The lightbar is configured to have multiple user-selectable flashing patterns (typically up to sixteen), selectable from the control panel (not shown). In some embodiments only the visible light illuminators 24b are provided so as to turn on and off according to a selected flashing pattern, however in some embodiments the IR light illuminators 24a may also be provided so as to flash according to a flashing pattern, as a way of signaling other police or utility vehicles.
A lightbar according to the invention advantageously includes a low-power mode, enabled using the control panel (not shown), whereby the illuminators 24a 24b may be dimmed to some fractional portion of their full-power output.
A lightbar according to the invention is typically powered by the host vehicle's internal electrical system via the wiring harness, and typical embodiments may support 12-volt and/or 24-volt DC power.
A lightbar according to the invention has a low profile form factor for the sake of reducing aerodynamic drag. More specifically, a lightbar according to the invention is typically less than one inch high, but may be up to two inches high, and the elongated dimension is typically from 36 to 54 inches. For lightbars exceeding one-inch in height, the edges of the base plates 21 and the wall element 23 can be beveled to reduce air drag. A lightbar according to the invention thus has improved aerodynamics, lessening the impact of the lightbar on overall vehicle stability, and improving fuel economy.
The invention is of use, e.g., as an accessory for utility vehicles, including police and tactical military vehicles, such as the Ford Crown Victoria police cruiser, motorcycles, or the HMMWV (high mobility multipurpose wheeled vehicle). As is clear from the description, though, the invention is clearly of use in other than such vehicles, and in general is of use in case of military or law enforcement vehicles or military or civilian security vehicles intended to be driven in low-light conditions, possibly in conjunction with night vision devices.

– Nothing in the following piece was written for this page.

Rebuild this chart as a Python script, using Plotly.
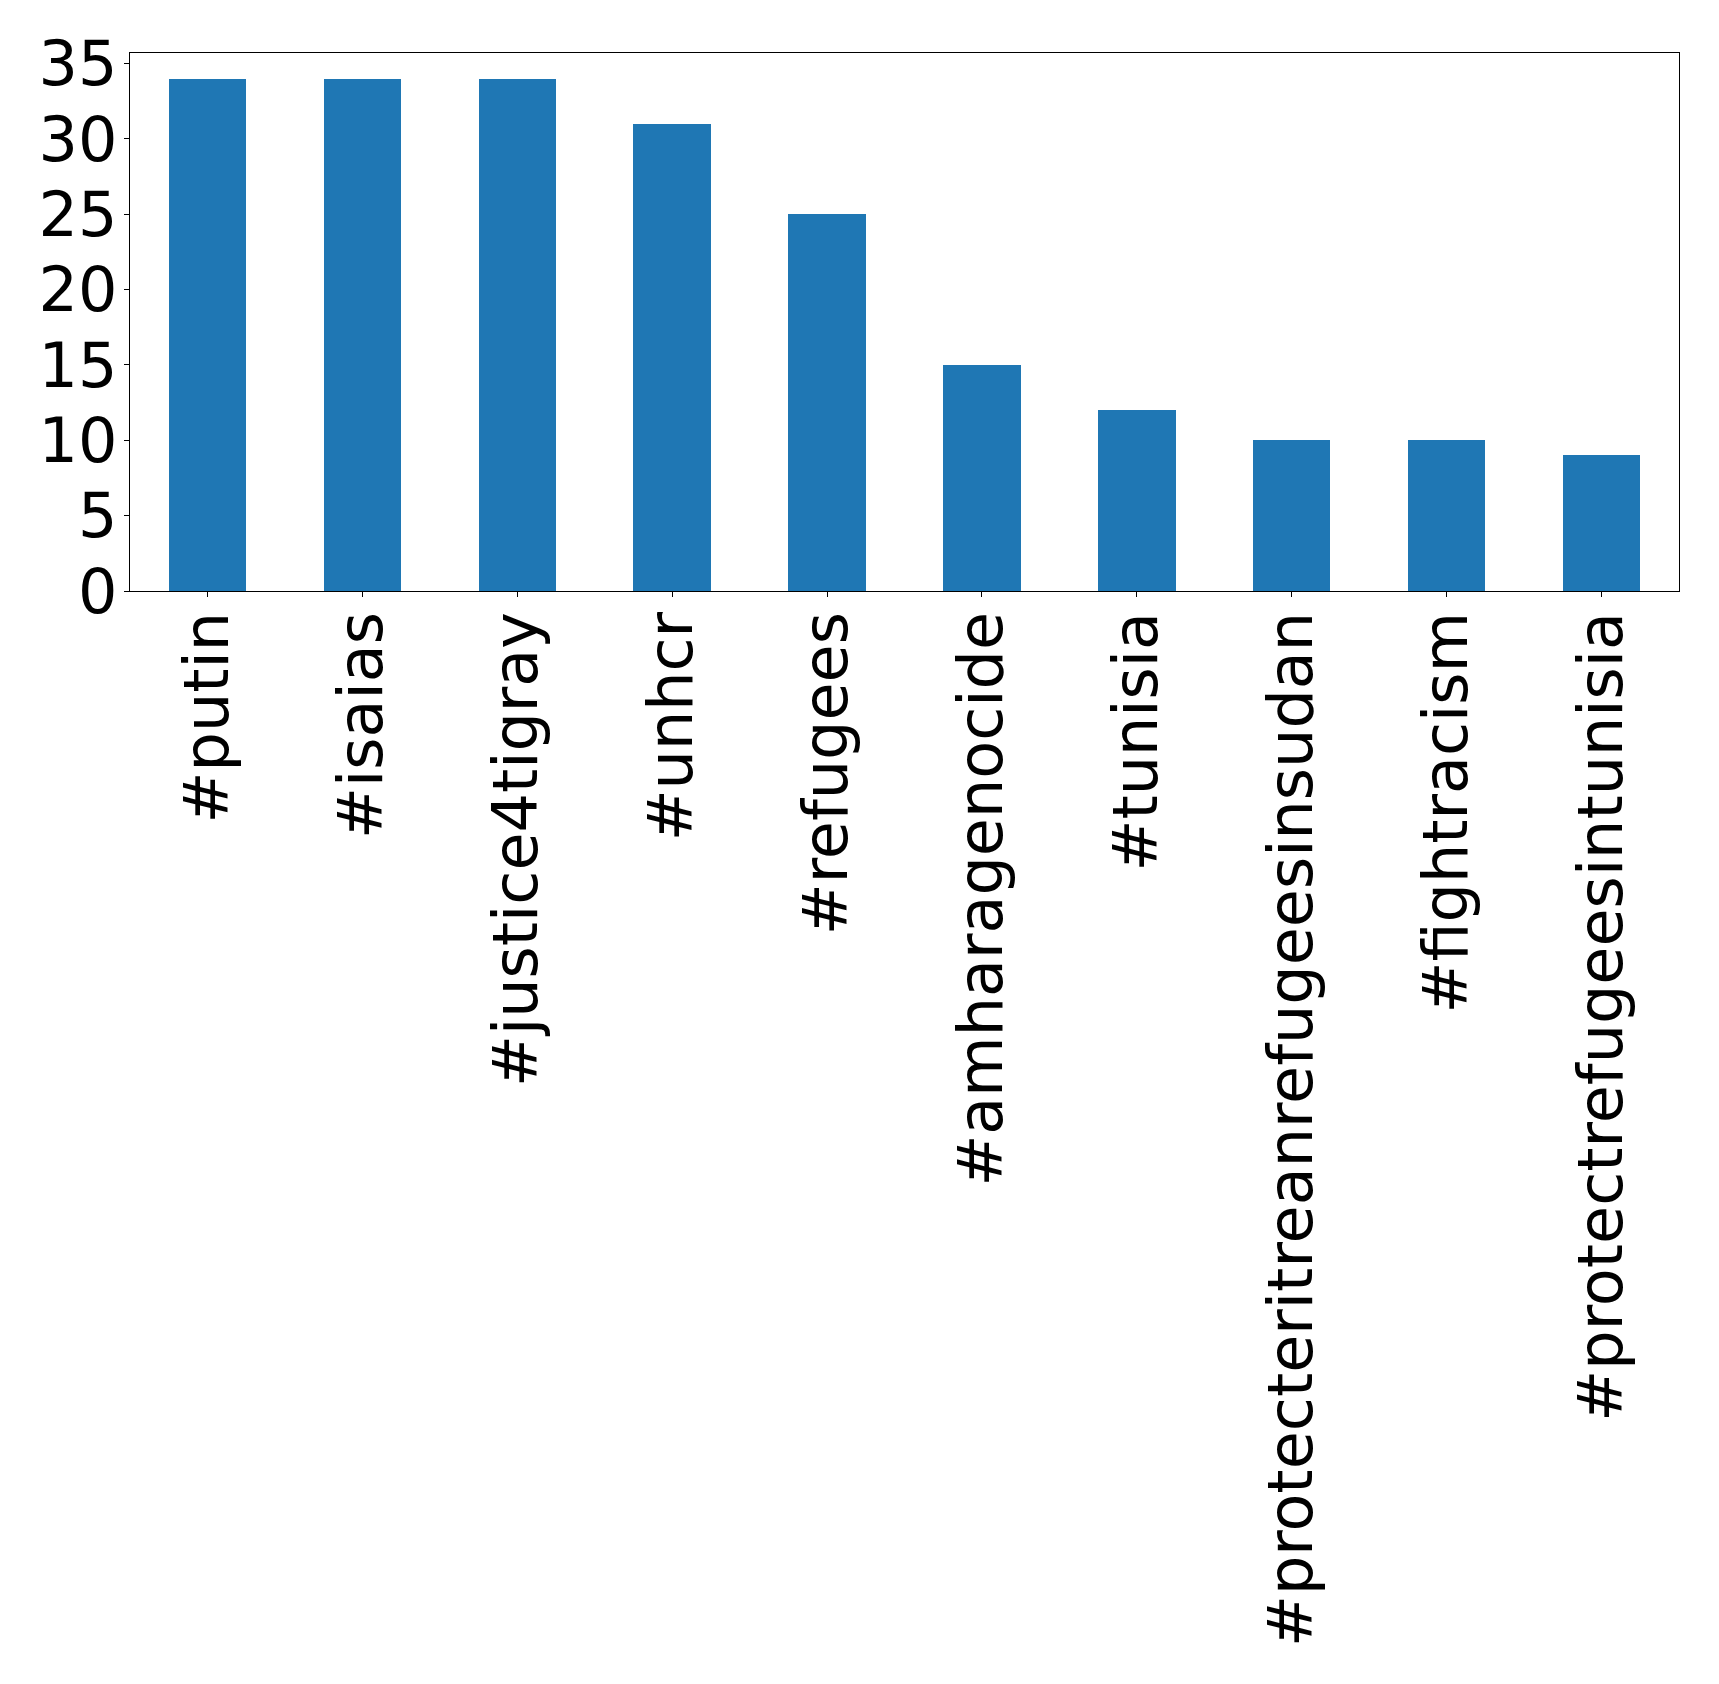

It is to be understood that the arrangements shown and described above and in the attachments are only illustrative of the application of the principles of the present invention. Numerous modifications and alternative arrangements may be devised by those skilled in the art without departing from the scope of the present invention, and the appended claims are intended to cover such modifications and arrangements.